Sendikacılar da bölünmüş, örgütsüz ve bu kavgadan yorulmuş olan işçilere güven verecek bir çalışma yürütmediler. Kuralım sandıkları, referandum yapalım, belediye işçisi ne derse o olsun demediler. Bu karmaşa ve güvensizlik içinde biz de işçiler olarak birlik olup “Referandum isteriz” diyemedik.
BÖLÜNMEMELİYİZ
Şimdi Genel-İş’in yetkili olduğu Bakper’de işçilerin, bazı belediye yöneticileri tarafından Belediye-İş’e yönlendirildiğini, işçilerin yine bölünmeye çalışıldığını duyuyoruz.
Bir de yerel seçimler var diye, mevcut belediye başkanı değişecek diye, yeni gelecek olanın iyi olacağına dair temenniler içinde beklemeye ikna etmeye çalışıyorlar bizi. Ama çözümün bu olmadığını biliyoruz. Kendi söz hakkımıza, sendikal örgütlenme hakkımıza sahip çıkamazsak, sendikaların gerçekten bir işçi sendikası gibi hareket etmesini sağlayamazsak sesimizi hiçbir belediye başkanı duymaz, duymak da istemez!
Bunca yaşadıklarımızın bize öğrettiği şeyler var. İşçiler olarak özgür irademizle seçtiğimiz ve sırtımızı güvenle yaslayabileceğimiz bir sendikamızın olması için önce birliğimizi sağlamalıyız.
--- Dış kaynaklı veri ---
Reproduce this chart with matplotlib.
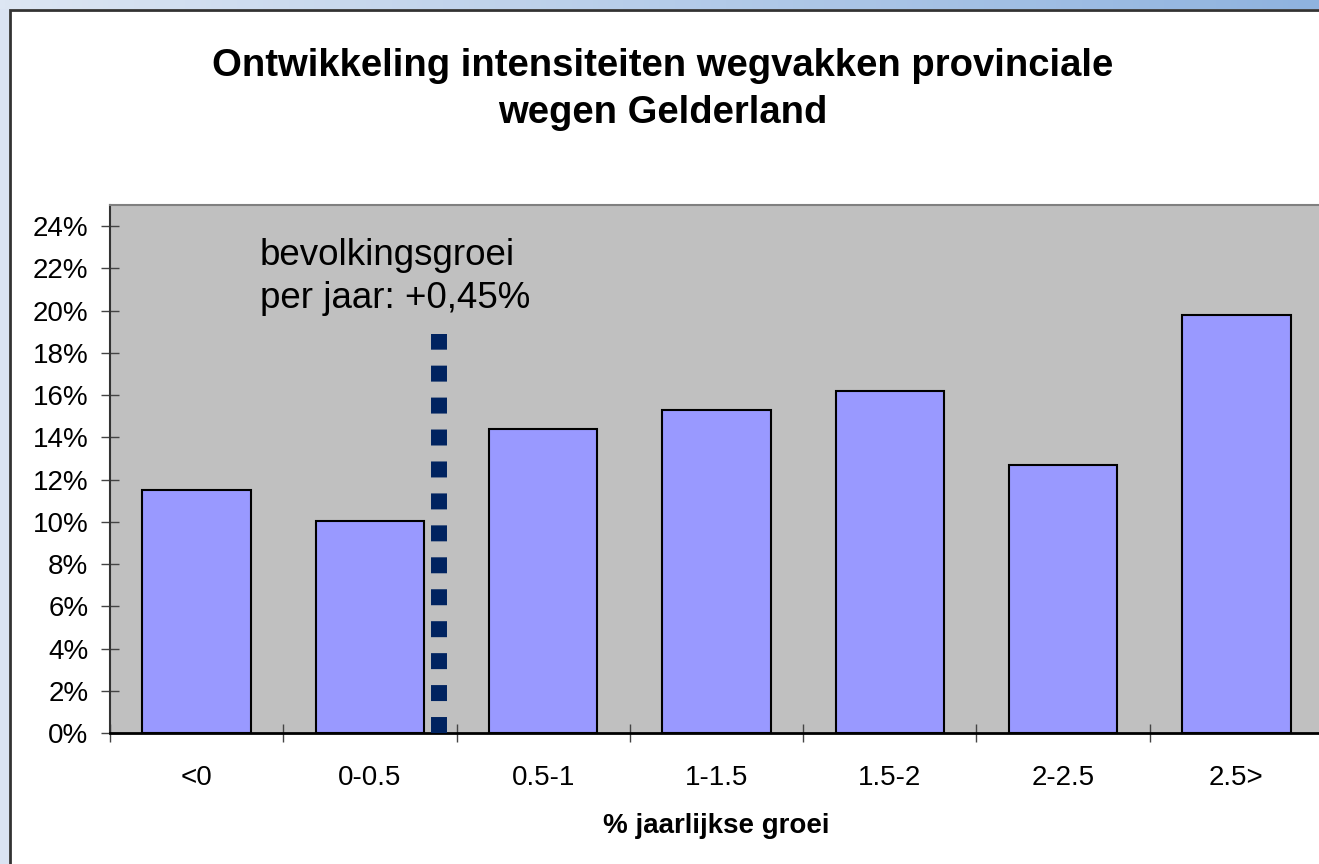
import matplotlib
matplotlib.use('Agg')
import matplotlib.pyplot as plt
import numpy as np
from matplotlib.patches import Rectangle
from matplotlib.colors import LinearSegmentedColormap

plt.rcParams['font.family'] = ['Liberation Sans', 'DejaVu Sans']

# data
categorieen = ['<0', '0-0.5', '0.5-1', '1-1.5', '1.5-2', '2-2.5', '2.5>']
aandeel = [0.115, 0.1005, 0.144, 0.153, 0.162, 0.127, 0.198]
yticks = np.arange(0, 0.25, 0.02)
bevolkingsgroei = 0.45      # % per jaar
lijn_top = 0.189

W, H = 1319, 864
fig = plt.figure(figsize=(W/100, H/100), dpi=100)
fig.patch.set_facecolor('white')

# screenshot frame: blue strips top and left
fig.patches.append(Rectangle((0, 0), 9/W, 1, transform=fig.transFigure,
                             facecolor='#dae3f2', edgecolor='none', zorder=-3))
fig.patches.append(Rectangle((9.5/W, -0.1), 1.2, 1-9.5/H+0.1, transform=fig.transFigure,
                             facecolor='white', edgecolor='#333333', linewidth=2, zorder=-2))
strip = fig.add_axes([0, 1-9/H, 1, 9/H], zorder=-1)
grad = np.linspace(0, 1, 256).reshape(1, -1)
cm = LinearSegmentedColormap.from_list('g', ['#dde6f3', '#8fb3df'])
strip.imshow(grad, aspect='auto', cmap=cm)
strip.axis('off')

ax = fig.add_axes([110/W, 1-733/H, (1323-110)/W, (733-205)/H])
ax.set_facecolor('#c0c0c0')
x = np.arange(len(categorieen))
ax.bar(x, aandeel, width=0.625, color='#9999ff', edgecolor='black', linewidth=1.5, zorder=2)

# bevolkingsgroei line: position within the 0-0.5 class
lx = 0.5 + bevolkingsgroei / 0.5
ax.plot([lx, lx], [0, lijn_top], color='#002360', linewidth=11.5,
        linestyle=(0, (1, 1)), dash_capstyle='butt', zorder=3, clip_on=False)
ax.text(0.365, 0.2345, 'bevolkingsgroei\nper jaar: +0,45%', fontsize=26.5,
        ha='left', va='top', linespacing=1.3, zorder=4)

ax.set_xlim(-0.5, len(categorieen) - 0.5)
ax.set_ylim(0, 0.25)
ax.set_yticks(yticks)
ax.set_yticklabels(['%d%%' % round(v*100) for v in yticks], fontsize=20)
ax.set_xticks(np.arange(len(categorieen)+1) - 0.5)
ax.set_xticklabels([])
ax.set_xticks(x, minor=True)
ax.set_xticklabels(categorieen, minor=True, fontsize=20)
ax.tick_params(axis='x', which='major', direction='inout', length=13, width=1, color='#444444')
ax.tick_params(axis='x', which='minor', length=0, pad=23)
ax.tick_params(axis='y', direction='inout', length=13, width=1, color='#444444', pad=9)
ax.set_xlabel('% jaarlijkse groei', fontsize=20, fontweight='bold', labelpad=16)

for s in ['top', 'right']:
    ax.spines[s].set_color('#808080')
    ax.spines[s].set_linewidth(1.5)
ax.spines['left'].set_color('#333333')
ax.spines['left'].set_linewidth(1.5)
ax.spines['bottom'].set_color('black')
ax.spines['bottom'].set_linewidth(2)

fig.text(663/W, 1-48/H, 'Ontwikkeling intensiteiten wegvakken provinciale\nwegen Gelderland',
         ha='center', va='top', fontsize=27.5, fontweight='bold', linespacing=1.39)

fig.savefig('out.png', dpi=100)
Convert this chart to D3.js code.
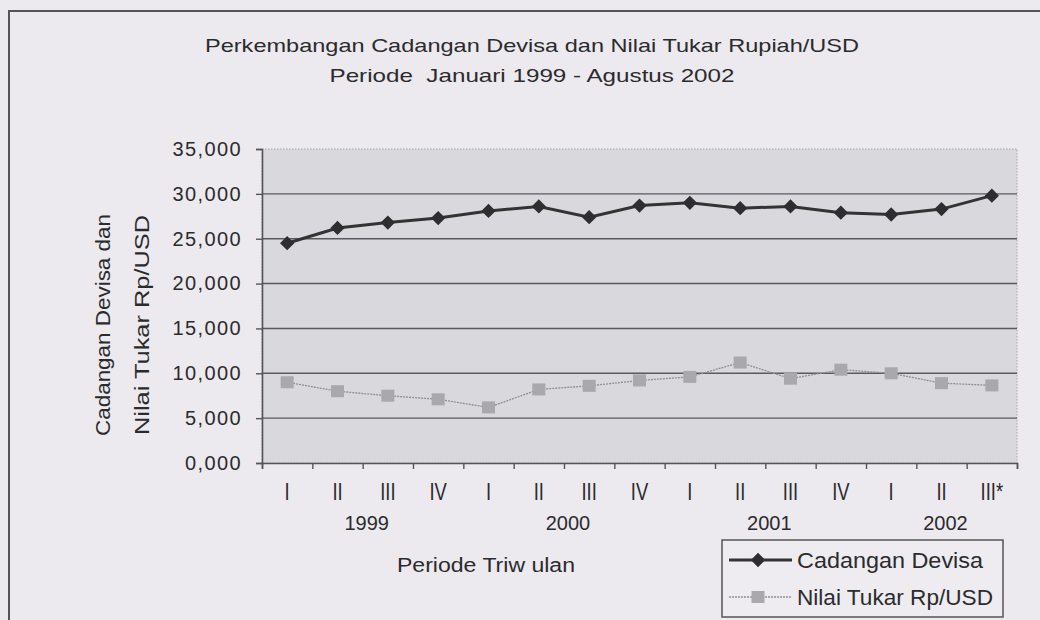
<!DOCTYPE html>
<html>
<head>
<meta charset="utf-8">
<script src="https://cdn.jsdelivr.net/npm/d3@7"></script>
<style>
  body { margin: 0; background: #eceaef; }
  svg { display: block; font-family: "Liberation Sans", Arial, sans-serif; }
</style>
</head>
<body>
<div id="chart"></div>
<script>
// data
const quarters = ["I", "II", "III", "IV", "I", "II", "III", "IV", "I", "II", "III", "IV", "I", "II", "III*"];
const years = ["1999", "2000", "2001", "2002"];
const yearStart = [0, 4, 8, 12];
const yearEnd = [3, 7, 11, 14];
const cadangan = [24500, 26200, 26800, 27300, 28100, 28600, 27400, 28700, 29000, 28400, 28600, 27900, 27700, 28300, 29800];
const nilaiTukar = [9000, 8000, 7500, 7100, 6200, 8200, 8600, 9200, 9600, 11200, 9400, 10400, 10000, 8900, 8650];
const yTicks = [0, 5000, 10000, 15000, 20000, 25000, 30000, 35000];
const yTickLabels = ["0,000", "5,000", "10,000", "15,000", "20,000", "25,000", "30,000", "35,000"];
const seriesNames = ["Cadangan Devisa", "Nilai Tukar Rp/USD"];

const W = 1040, H = 620;
const plot = { left: 262, right: 1017, top: 149, bottom: 463 };
const ink = "#2b2b2d";

const svg = d3.select("#chart").append("svg")
  .attr("width", W).attr("height", H);

svg.append("rect").attr("width", W).attr("height", H).attr("fill", "#eceaef");

// outer frame (runs off the right and bottom edges)
svg.append("path")
  .attr("d", `M9,${H + 5}V11H${W + 5}`)
  .attr("fill", "none").attr("stroke", "#555").attr("stroke-width", 2);

const x = d3.scaleBand().domain(d3.range(quarters.length)).range([plot.left, plot.right]);
const xEdge = d3.scaleLinear().domain([0, quarters.length]).range([plot.left, plot.right]);
const y = d3.scaleLinear().domain([0, 35000]).range([plot.bottom, plot.top]);
const cx = i => x(i) + x.bandwidth() / 2;

// plot area
svg.append("rect")
  .attr("x", plot.left).attr("y", plot.top)
  .attr("width", plot.right - plot.left).attr("height", plot.bottom - plot.top)
  .attr("fill", "#d9d8dc")
  .attr("stroke", "#a9a8ad").attr("stroke-dasharray", "1.5,1.5");

// gridlines
svg.append("g")
  .selectAll("line")
  .data(yTicks.filter(v => v > 0 && v < 35000))
  .join("line")
  .attr("x1", plot.left).attr("x2", plot.right)
  .attr("y1", d => y(d)).attr("y2", d => y(d))
  .attr("stroke", "#5a5a5e").attr("stroke-width", 1.4);

// y axis
const yAxis = svg.append("g")
  .attr("transform", `translate(${plot.left},0)`)
  .call(d3.axisLeft(y).tickValues(yTicks).tickSize(6).tickPadding(14)
    .tickFormat((d, i) => yTickLabels[i]));
yAxis.select(".domain").attr("stroke", "#555").attr("stroke-width", 1.6);
yAxis.selectAll(".tick line").attr("stroke", "#555").attr("stroke-width", 1.4);
yAxis.selectAll(".tick text")
  .attr("fill", ink).style("font-size", "20px").style("letter-spacing", "1.4px");

// x axis: ticks on category edges
const xAxis = svg.append("g")
  .attr("transform", `translate(0,${plot.bottom})`)
  .call(d3.axisBottom(xEdge).tickValues(d3.range(quarters.length + 1)).tickSize(6).tickFormat(""));
xAxis.select(".domain").attr("stroke", "#555").attr("stroke-width", 1.6);
xAxis.selectAll(".tick line").attr("stroke", "#555").attr("stroke-width", 1.4);

svg.append("g")
  .selectAll("text")
  .data(quarters)
  .join("text")
  .attr("transform", (d, i) => `translate(${cx(i)},500) scale(0.8,1)`)
  .attr("text-anchor", "middle")
  .attr("fill", ink).style("font-size", "23px")
  .text(d => d);

svg.append("g")
  .selectAll("text")
  .data(years)
  .join("text")
  .attr("x", (d, i) => (cx(yearStart[i]) + cx(yearEnd[i])) / 2 + 4)
  .attr("y", 530)
  .attr("text-anchor", "middle")
  .attr("fill", ink).style("font-size", "20px")
  .text(d => d);

// lines
const line = d3.line().x((d, i) => cx(i)).y(d => y(d));

svg.append("path")
  .datum(nilaiTukar)
  .attr("d", line)
  .attr("fill", "none").attr("stroke", "#8f8f93").attr("stroke-width", 1.3)
  .attr("stroke-dasharray", "2,1");

svg.append("g")
  .selectAll("rect")
  .data(nilaiTukar)
  .join("rect")
  .attr("x", (d, i) => cx(i) - 6.5).attr("y", d => y(d) - 6)
  .attr("width", 13).attr("height", 12)
  .attr("fill", "#a9a8ac");

svg.append("path")
  .datum(cadangan)
  .attr("d", line)
  .attr("fill", "none").attr("stroke", "#333").attr("stroke-width", 3);

const diamond = d3.symbol().type(d3.symbolDiamond2).size(130);
svg.append("g")
  .selectAll("path")
  .data(cadangan)
  .join("path")
  .attr("transform", (d, i) => `translate(${cx(i)},${y(d)})`)
  .attr("d", diamond)
  .attr("fill", "#2e2e30");

// titles
svg.append("text")
  .attr("x", 532).attr("y", 52)
  .attr("text-anchor", "middle")
  .attr("fill", ink).style("font-size", "19px")
  .attr("textLength", 654).attr("lengthAdjust", "spacingAndGlyphs")
  .text("Perkembangan Cadangan Devisa dan Nilai Tukar Rupiah/USD");

svg.append("text")
  .attr("x", 532).attr("y", 82)
  .attr("text-anchor", "middle")
  .attr("fill", ink).style("font-size", "19px").style("white-space", "pre")
  .attr("textLength", 405).attr("lengthAdjust", "spacingAndGlyphs")
  .text("Periode  Januari 1999 - Agustus 2002");

svg.append("text")
  .attr("x", 486).attr("y", 572)
  .attr("text-anchor", "middle")
  .attr("fill", ink).style("font-size", "20px")
  .attr("textLength", 178).attr("lengthAdjust", "spacingAndGlyphs")
  .text("Periode Triw ulan");

const yTitle = svg.append("g").attr("transform", "translate(0,325) rotate(-90)");
yTitle.append("text")
  .attr("x", 0).attr("y", 110)
  .attr("text-anchor", "middle")
  .attr("fill", ink).style("font-size", "20px")
  .attr("textLength", 222).attr("lengthAdjust", "spacingAndGlyphs")
  .text("Cadangan Devisa dan");
yTitle.append("text")
  .attr("x", 0).attr("y", 149)
  .attr("text-anchor", "middle")
  .attr("fill", ink).style("font-size", "20px")
  .attr("textLength", 220).attr("lengthAdjust", "spacingAndGlyphs")
  .text("Nilai Tukar Rp/USD");

// legend
const legend = svg.append("g").attr("transform", "translate(722,540)");
legend.append("rect")
  .attr("width", 281).attr("height", 77)
  .attr("fill", "#eeecf0").attr("stroke", "#555").attr("stroke-width", 1.5);

const rowY = [20, 57];
legend.append("line")
  .attr("x1", 7).attr("x2", 70).attr("y1", rowY[0]).attr("y2", rowY[0])
  .attr("stroke", "#333").attr("stroke-width", 3);
legend.append("path")
  .attr("transform", `translate(36,${rowY[0]})`)
  .attr("d", diamond).attr("fill", "#2e2e30");
legend.append("line")
  .attr("x1", 7).attr("x2", 70).attr("y1", rowY[1]).attr("y2", rowY[1])
  .attr("stroke", "#8f8f93").attr("stroke-width", 1.3).attr("stroke-dasharray", "2,1");
legend.append("rect")
  .attr("x", 36 - 6.5).attr("y", rowY[1] - 6).attr("width", 13).attr("height", 12)
  .attr("fill", "#a9a8ac");

legend.selectAll("text.lbl")
  .data(seriesNames)
  .join("text")
  .attr("class", "lbl")
  .attr("x", 75).attr("y", (d, i) => rowY[i] + 8)
  .attr("fill", ink).style("font-size", "22px")
  .attr("textLength", (d, i) => [186, 196][i]).attr("lengthAdjust", "spacingAndGlyphs")
  .text(d => d);
</script>
</body>
</html>
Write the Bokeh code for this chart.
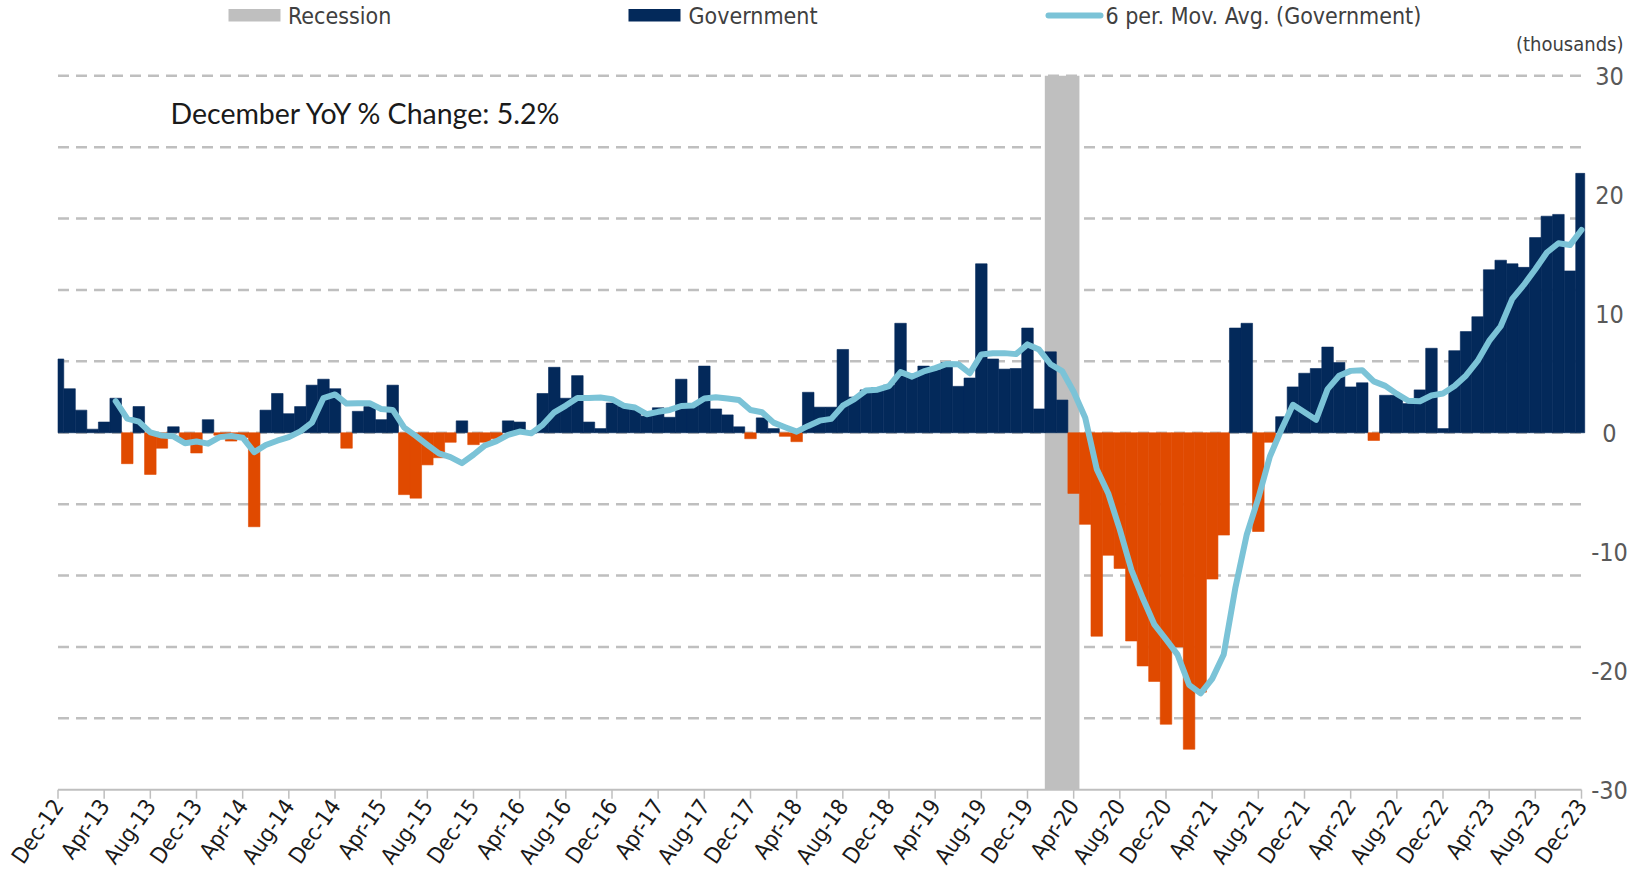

Bakırköy’de hem Belediye-İş hem de Genel-İş üyesi işçiler var, farklı sendikalarda örgütlü olsak da birlikte çalışıyoruz ve ortak haklarımız için birlikte mücadele etmeliyiz. Şu anda Belediye-İş üyesi kadrolu ve sözleşmeli işçilerin TİS süreci başlamış durumda, ama işçiler gelişmelerden yeterince haberdar değil. TİS görüşmelerinin bir parçası olmalıyız ve onay vermediğimiz bir sözleşmenin imzalanmasına karşı çıkmalıyız.
Genel-İş üyesi şirket işçilerinin ise ek protokol talebi var. Her gün yeni zamlar gelirken açlık ücretine mahkum yaşamak istemiyorsak, işçiler olarak bir an önce bizim taleplerimizle oluşturulmuş bir ek protokol imzalanması için harekete geçmeliyiz.
Hangi sendika üyesi olursak olalım işçiler olarak birbirimizin taleplerine sahip çıkmalı, ortak çıkarlarımızın takipçisi olmalıyız. Unutmayalım ancak biz birleşirsek bir şeyler değişir ve en büyük kazanımımız da aramızda oluşacak bu birlik ve güven olacaktır.